■ GOAL ■
Where a line of the material contains the string "document", copy that line.
— begin EXERCISE MATERIALS —
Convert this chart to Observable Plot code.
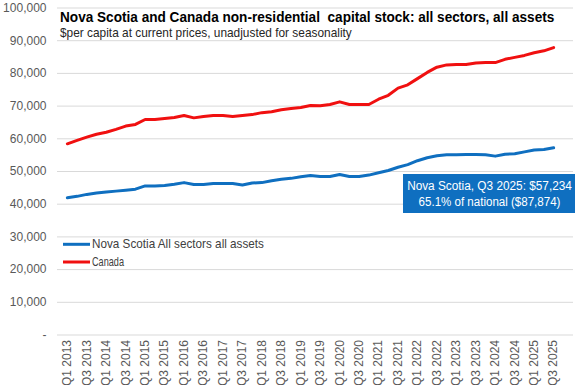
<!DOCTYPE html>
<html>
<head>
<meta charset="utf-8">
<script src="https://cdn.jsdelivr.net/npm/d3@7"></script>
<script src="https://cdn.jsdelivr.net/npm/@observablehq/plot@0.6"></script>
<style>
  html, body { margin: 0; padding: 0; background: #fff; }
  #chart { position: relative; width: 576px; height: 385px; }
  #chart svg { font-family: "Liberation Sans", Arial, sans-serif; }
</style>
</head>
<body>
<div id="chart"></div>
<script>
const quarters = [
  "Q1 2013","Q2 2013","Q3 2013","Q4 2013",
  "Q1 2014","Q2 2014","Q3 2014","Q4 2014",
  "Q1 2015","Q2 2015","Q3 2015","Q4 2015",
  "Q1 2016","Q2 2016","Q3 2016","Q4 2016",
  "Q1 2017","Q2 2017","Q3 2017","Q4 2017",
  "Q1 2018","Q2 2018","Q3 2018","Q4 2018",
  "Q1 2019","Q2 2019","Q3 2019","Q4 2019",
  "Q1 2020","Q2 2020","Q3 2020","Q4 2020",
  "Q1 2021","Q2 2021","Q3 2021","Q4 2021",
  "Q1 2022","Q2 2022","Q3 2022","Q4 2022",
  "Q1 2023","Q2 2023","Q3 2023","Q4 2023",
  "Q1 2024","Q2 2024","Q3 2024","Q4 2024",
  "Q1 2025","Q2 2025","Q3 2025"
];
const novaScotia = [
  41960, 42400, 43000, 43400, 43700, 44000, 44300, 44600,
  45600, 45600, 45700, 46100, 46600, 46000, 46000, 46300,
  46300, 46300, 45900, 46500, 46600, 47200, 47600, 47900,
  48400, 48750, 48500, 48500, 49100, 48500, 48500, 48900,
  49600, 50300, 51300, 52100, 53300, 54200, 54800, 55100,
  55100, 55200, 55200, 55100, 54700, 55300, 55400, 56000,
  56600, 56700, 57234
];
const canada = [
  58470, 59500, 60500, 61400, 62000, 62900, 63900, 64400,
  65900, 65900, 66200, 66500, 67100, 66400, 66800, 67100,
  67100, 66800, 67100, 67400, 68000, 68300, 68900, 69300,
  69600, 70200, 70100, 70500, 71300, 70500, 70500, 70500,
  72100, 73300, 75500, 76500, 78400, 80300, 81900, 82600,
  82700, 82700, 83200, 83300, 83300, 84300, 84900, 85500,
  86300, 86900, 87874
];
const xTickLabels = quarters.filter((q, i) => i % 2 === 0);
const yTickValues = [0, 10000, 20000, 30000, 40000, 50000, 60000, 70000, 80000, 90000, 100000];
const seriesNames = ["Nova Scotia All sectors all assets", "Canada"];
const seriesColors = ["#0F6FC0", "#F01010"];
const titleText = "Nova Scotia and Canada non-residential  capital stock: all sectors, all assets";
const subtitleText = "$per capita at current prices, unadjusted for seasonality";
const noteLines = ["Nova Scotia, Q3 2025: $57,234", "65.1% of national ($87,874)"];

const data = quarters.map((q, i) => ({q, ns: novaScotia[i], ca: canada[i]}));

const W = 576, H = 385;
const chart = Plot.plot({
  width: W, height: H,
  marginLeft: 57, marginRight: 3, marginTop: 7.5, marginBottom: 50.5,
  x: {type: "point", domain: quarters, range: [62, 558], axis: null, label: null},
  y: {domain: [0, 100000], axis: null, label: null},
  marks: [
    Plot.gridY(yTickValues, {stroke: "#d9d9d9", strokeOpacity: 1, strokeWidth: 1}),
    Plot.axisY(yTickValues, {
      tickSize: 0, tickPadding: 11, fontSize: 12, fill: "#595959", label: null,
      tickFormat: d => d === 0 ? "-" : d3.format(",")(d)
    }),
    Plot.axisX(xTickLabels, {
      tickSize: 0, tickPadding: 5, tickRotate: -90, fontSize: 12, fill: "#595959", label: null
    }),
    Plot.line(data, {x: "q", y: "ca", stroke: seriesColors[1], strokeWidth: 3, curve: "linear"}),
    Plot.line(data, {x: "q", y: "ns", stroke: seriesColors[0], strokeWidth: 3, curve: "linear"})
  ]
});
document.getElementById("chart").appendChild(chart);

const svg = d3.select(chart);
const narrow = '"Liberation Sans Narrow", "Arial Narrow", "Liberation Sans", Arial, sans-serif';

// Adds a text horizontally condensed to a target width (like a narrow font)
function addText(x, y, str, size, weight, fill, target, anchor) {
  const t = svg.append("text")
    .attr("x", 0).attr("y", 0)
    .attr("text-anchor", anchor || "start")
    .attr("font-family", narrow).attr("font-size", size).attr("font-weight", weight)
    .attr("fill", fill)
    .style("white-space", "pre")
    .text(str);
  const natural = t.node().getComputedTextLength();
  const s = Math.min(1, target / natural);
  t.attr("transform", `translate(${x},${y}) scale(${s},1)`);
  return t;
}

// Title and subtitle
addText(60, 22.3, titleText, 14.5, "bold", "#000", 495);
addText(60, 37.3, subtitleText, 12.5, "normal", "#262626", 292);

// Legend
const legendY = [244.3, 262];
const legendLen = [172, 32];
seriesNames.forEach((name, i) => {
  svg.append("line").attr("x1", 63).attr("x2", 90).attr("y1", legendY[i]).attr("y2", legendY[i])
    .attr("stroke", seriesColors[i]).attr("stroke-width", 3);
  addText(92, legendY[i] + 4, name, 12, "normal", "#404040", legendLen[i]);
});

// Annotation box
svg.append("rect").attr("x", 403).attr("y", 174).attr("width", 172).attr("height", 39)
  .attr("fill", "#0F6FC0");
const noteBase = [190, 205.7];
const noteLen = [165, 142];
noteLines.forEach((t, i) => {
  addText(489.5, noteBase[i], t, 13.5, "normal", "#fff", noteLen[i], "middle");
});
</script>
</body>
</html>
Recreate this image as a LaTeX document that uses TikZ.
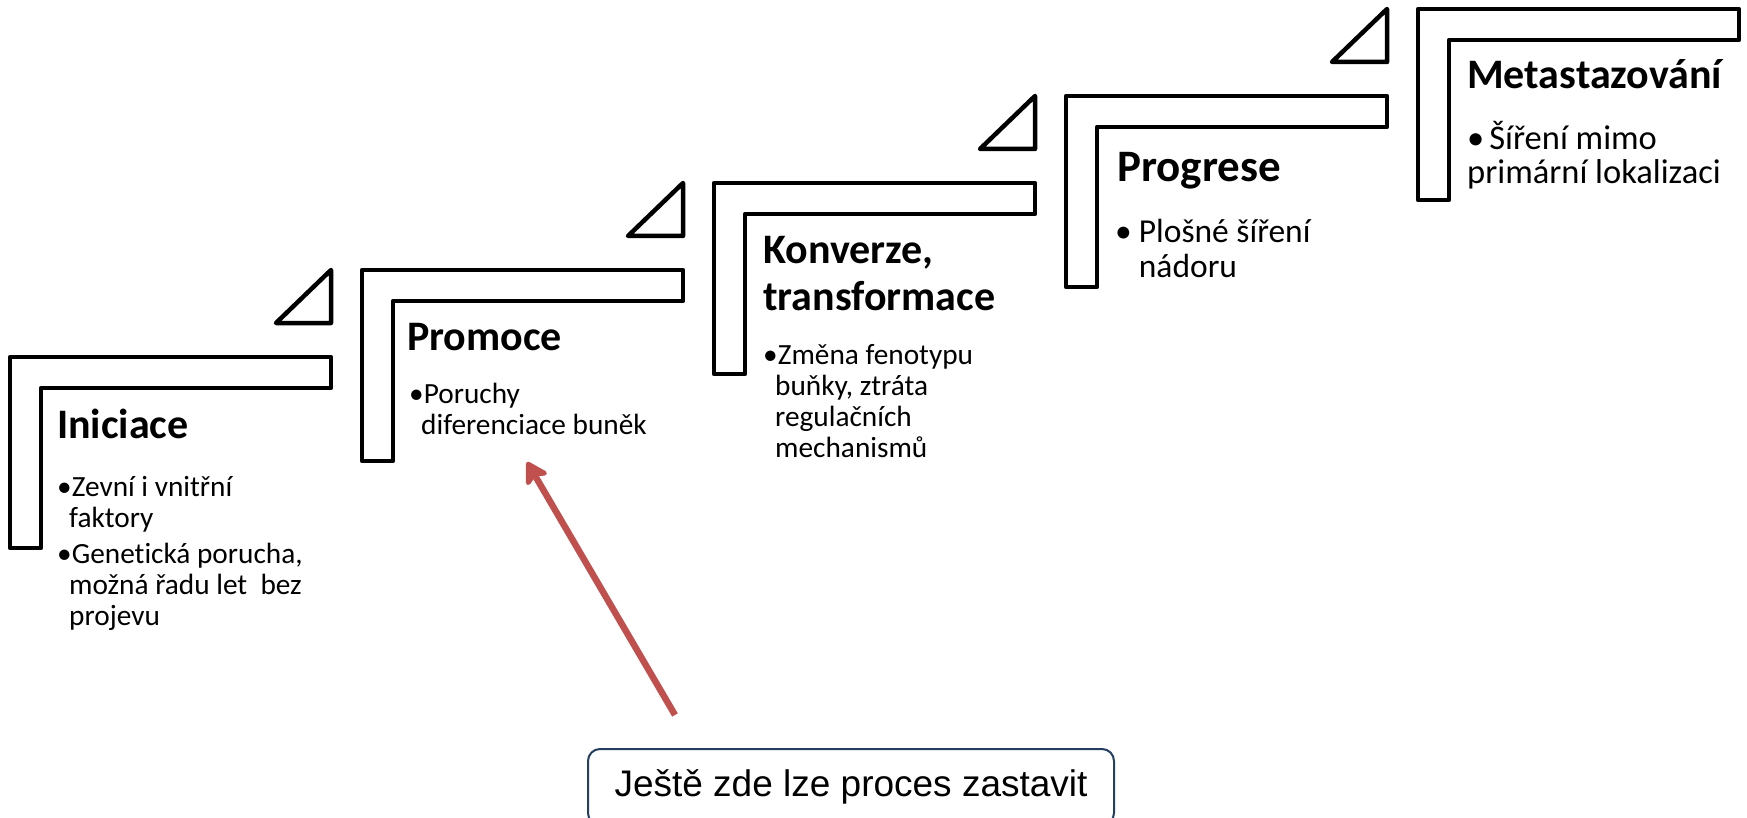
— end EXERCISE MATERIALS —
■ FINISHED TASK ■
document.getElementById("chart").appendChild(chart);
Recreate this image as a LaTeX document that uses TikZ.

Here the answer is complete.